> Stated task: Find and return each line containing "seaborn".

> Dataset records:
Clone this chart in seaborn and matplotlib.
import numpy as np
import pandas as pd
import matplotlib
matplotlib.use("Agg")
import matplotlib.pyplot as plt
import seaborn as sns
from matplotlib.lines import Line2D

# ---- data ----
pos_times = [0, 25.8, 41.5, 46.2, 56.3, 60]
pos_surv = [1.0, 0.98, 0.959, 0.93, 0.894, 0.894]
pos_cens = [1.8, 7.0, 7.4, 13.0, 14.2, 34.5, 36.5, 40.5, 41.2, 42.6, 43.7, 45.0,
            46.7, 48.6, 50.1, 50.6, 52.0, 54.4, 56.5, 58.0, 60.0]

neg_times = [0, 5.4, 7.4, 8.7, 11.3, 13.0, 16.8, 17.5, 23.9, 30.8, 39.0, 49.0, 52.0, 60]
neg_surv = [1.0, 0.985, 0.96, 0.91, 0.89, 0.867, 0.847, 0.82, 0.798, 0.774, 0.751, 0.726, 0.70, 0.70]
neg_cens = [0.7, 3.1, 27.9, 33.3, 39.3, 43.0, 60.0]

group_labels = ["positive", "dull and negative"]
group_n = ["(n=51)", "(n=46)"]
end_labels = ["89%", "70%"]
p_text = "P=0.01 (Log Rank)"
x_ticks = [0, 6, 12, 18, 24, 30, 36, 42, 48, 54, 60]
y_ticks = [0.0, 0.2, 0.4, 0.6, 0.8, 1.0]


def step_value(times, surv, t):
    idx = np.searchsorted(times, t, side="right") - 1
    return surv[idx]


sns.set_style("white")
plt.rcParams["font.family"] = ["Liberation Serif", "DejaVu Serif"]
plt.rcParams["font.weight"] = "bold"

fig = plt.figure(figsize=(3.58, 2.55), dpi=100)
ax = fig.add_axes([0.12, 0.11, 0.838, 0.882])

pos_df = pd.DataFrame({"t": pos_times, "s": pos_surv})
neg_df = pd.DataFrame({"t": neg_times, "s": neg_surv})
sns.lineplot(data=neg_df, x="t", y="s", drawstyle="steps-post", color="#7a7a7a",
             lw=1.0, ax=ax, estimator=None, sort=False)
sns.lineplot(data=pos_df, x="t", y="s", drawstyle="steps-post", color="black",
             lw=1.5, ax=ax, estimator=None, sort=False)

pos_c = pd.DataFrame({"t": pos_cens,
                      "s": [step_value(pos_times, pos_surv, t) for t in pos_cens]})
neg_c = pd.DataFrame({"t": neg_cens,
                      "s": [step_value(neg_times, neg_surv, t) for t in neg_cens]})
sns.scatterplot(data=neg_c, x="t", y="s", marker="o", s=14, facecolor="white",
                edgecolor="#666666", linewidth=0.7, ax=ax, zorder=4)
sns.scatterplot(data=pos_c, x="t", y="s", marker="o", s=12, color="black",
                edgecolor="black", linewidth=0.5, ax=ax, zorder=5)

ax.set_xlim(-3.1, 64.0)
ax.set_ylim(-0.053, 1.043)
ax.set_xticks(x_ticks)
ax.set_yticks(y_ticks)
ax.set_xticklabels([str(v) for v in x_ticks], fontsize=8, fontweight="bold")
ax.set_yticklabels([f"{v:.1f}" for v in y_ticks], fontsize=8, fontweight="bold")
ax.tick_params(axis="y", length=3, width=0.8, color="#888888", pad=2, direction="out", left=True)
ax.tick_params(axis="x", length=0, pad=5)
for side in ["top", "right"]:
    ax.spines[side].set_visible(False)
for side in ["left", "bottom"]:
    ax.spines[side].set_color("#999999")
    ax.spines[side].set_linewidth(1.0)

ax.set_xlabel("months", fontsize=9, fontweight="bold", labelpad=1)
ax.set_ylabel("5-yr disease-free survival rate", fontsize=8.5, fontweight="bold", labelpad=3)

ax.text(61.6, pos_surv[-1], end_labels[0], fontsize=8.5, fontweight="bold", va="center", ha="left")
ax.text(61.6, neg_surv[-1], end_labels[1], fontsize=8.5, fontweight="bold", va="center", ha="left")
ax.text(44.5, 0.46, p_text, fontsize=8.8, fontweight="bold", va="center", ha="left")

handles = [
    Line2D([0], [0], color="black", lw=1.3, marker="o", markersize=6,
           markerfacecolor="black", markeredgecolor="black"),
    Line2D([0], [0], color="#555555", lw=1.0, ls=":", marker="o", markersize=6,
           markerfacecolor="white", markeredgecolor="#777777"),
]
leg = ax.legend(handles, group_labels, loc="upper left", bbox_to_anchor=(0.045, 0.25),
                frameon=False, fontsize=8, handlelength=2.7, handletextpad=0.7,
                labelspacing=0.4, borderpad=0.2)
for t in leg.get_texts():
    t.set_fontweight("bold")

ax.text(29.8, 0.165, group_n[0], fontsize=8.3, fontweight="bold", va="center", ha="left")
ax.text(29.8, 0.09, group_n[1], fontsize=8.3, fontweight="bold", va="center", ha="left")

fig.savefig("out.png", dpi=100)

==

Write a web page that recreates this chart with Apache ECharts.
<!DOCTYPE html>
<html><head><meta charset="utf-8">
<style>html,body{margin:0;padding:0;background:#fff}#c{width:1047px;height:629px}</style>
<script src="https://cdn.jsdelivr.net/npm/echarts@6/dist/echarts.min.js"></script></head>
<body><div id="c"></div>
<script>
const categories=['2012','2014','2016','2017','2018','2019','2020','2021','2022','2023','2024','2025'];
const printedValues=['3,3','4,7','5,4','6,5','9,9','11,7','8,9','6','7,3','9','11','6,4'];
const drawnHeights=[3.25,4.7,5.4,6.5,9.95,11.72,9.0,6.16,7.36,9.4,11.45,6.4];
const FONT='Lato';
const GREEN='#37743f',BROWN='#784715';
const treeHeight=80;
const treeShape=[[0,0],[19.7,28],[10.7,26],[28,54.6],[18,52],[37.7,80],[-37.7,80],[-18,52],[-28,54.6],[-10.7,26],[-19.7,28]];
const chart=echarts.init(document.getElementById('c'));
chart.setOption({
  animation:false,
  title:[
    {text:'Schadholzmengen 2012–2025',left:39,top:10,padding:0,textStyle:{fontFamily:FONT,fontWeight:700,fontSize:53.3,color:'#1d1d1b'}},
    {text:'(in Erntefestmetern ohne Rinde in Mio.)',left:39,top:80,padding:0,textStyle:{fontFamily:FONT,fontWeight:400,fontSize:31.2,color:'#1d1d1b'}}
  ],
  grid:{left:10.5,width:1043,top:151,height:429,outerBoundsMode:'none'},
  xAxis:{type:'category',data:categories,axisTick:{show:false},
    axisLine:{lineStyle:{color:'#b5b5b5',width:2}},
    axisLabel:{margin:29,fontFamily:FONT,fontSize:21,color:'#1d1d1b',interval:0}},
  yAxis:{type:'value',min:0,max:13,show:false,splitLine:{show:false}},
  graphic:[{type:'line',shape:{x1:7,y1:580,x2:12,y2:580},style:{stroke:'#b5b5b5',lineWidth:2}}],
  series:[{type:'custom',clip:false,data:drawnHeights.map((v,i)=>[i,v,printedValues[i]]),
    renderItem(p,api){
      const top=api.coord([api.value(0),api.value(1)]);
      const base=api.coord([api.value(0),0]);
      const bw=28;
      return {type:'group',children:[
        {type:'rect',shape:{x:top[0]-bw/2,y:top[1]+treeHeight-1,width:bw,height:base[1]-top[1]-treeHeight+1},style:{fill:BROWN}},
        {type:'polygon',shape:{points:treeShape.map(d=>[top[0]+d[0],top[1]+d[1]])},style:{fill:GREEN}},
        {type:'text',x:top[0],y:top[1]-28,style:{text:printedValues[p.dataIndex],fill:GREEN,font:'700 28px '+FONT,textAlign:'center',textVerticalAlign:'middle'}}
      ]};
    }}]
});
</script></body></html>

* * *

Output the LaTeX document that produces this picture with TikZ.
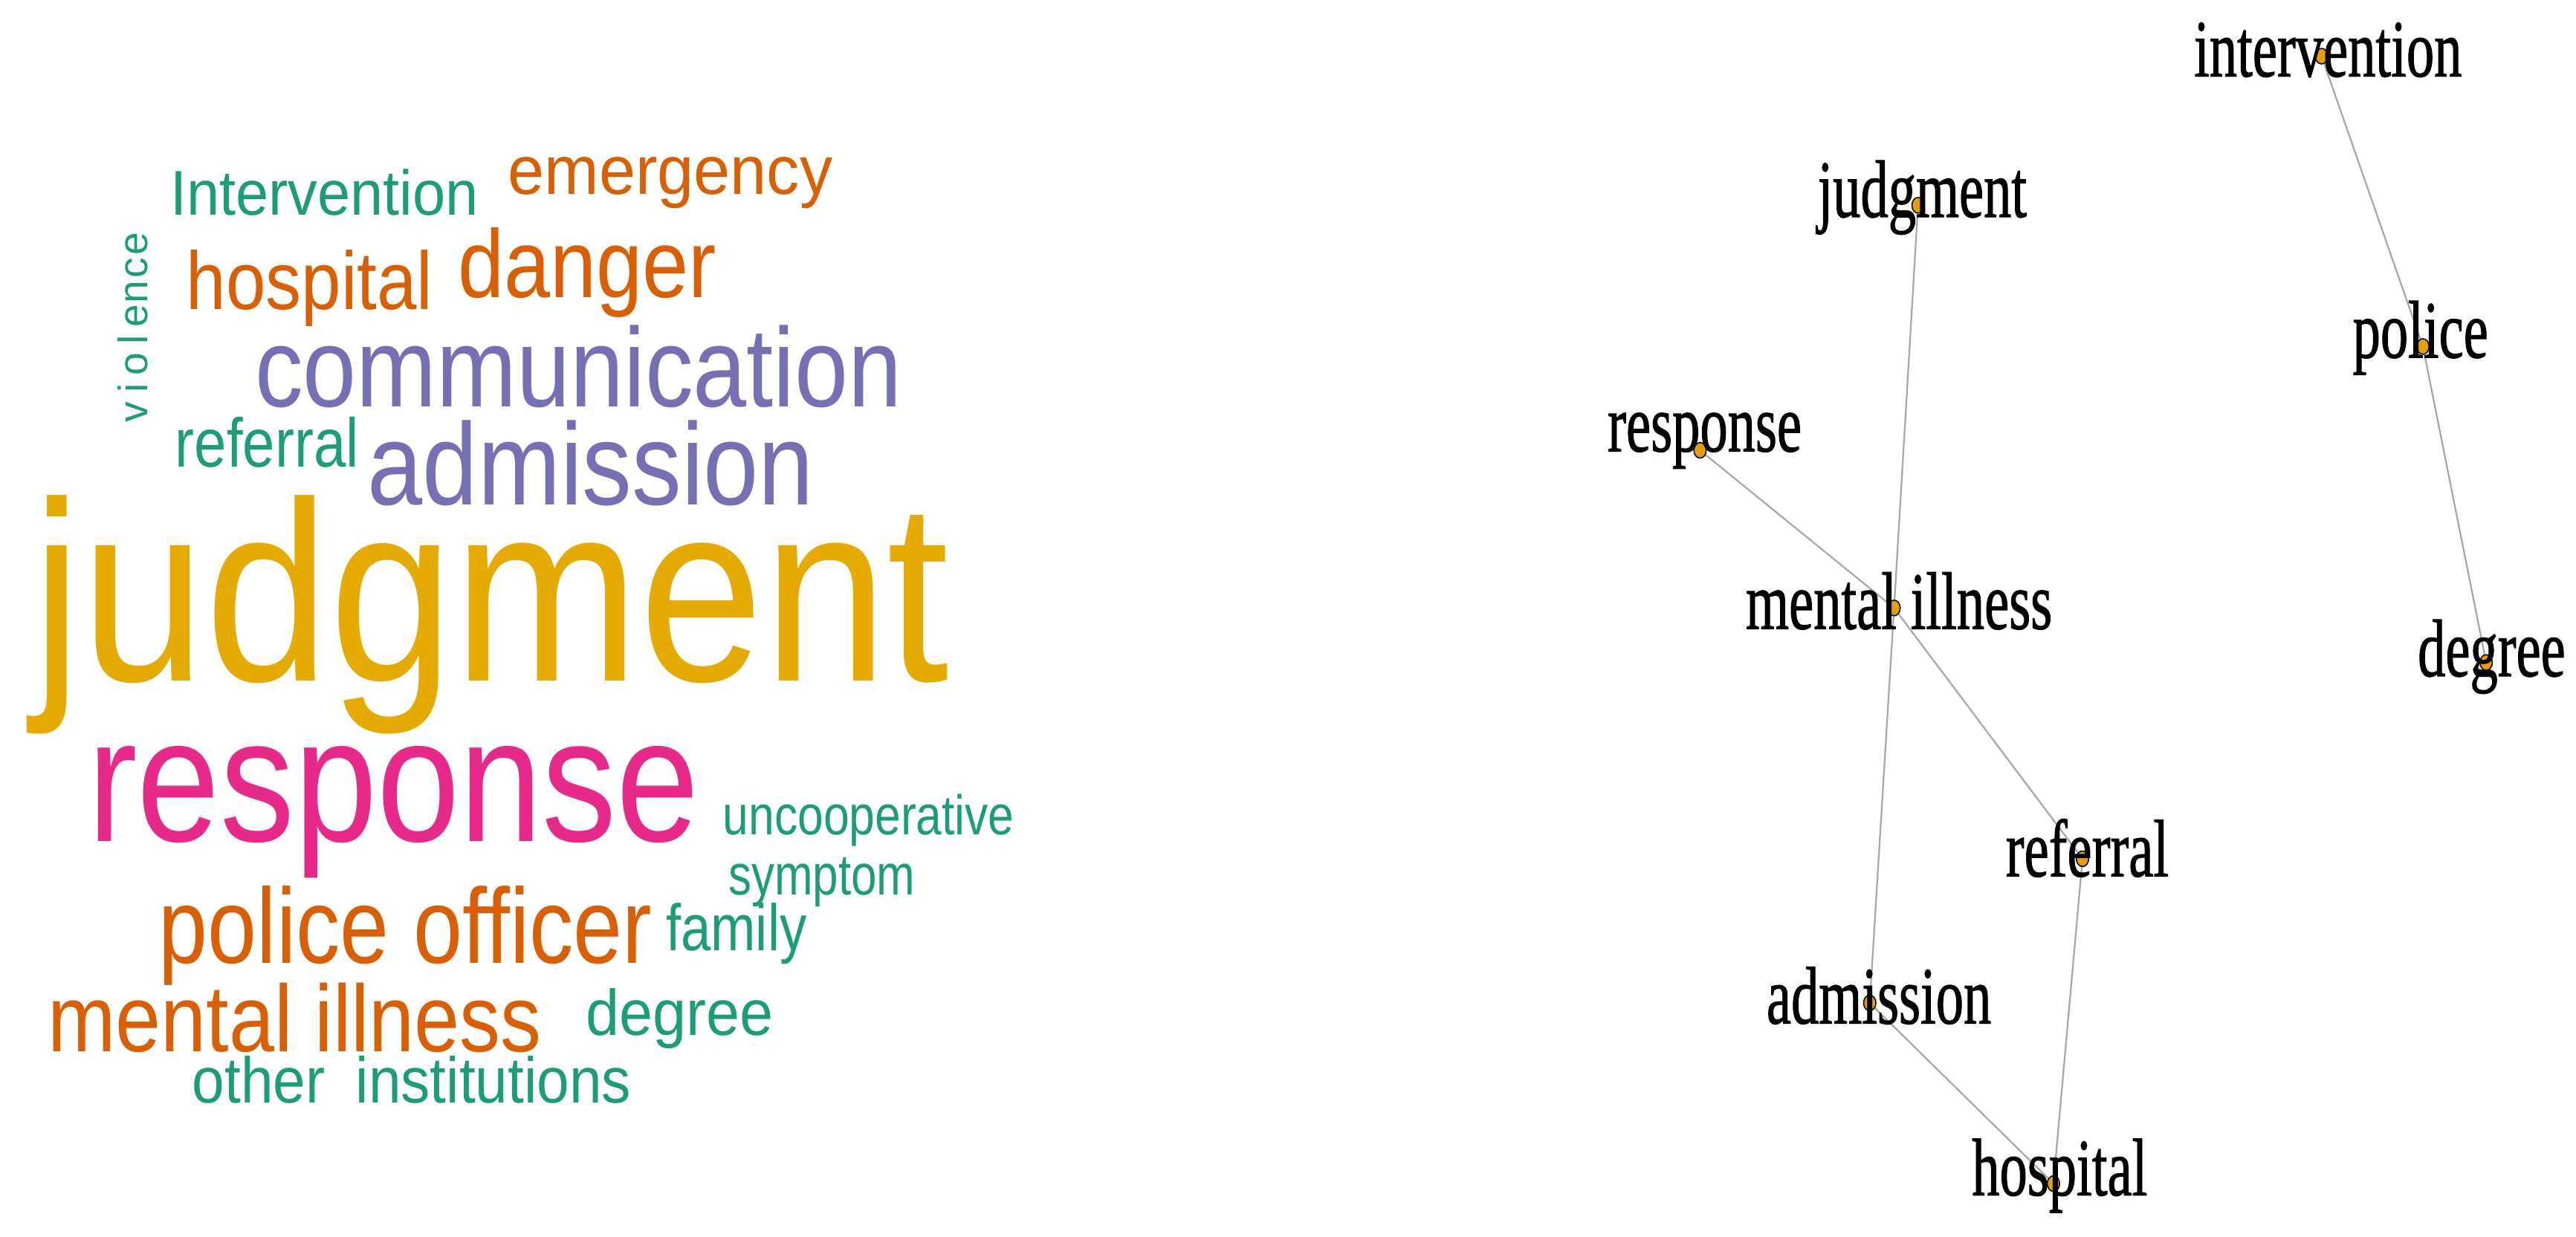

> Expected answer:
Clone this chart in seaborn and matplotlib.
import seaborn as sns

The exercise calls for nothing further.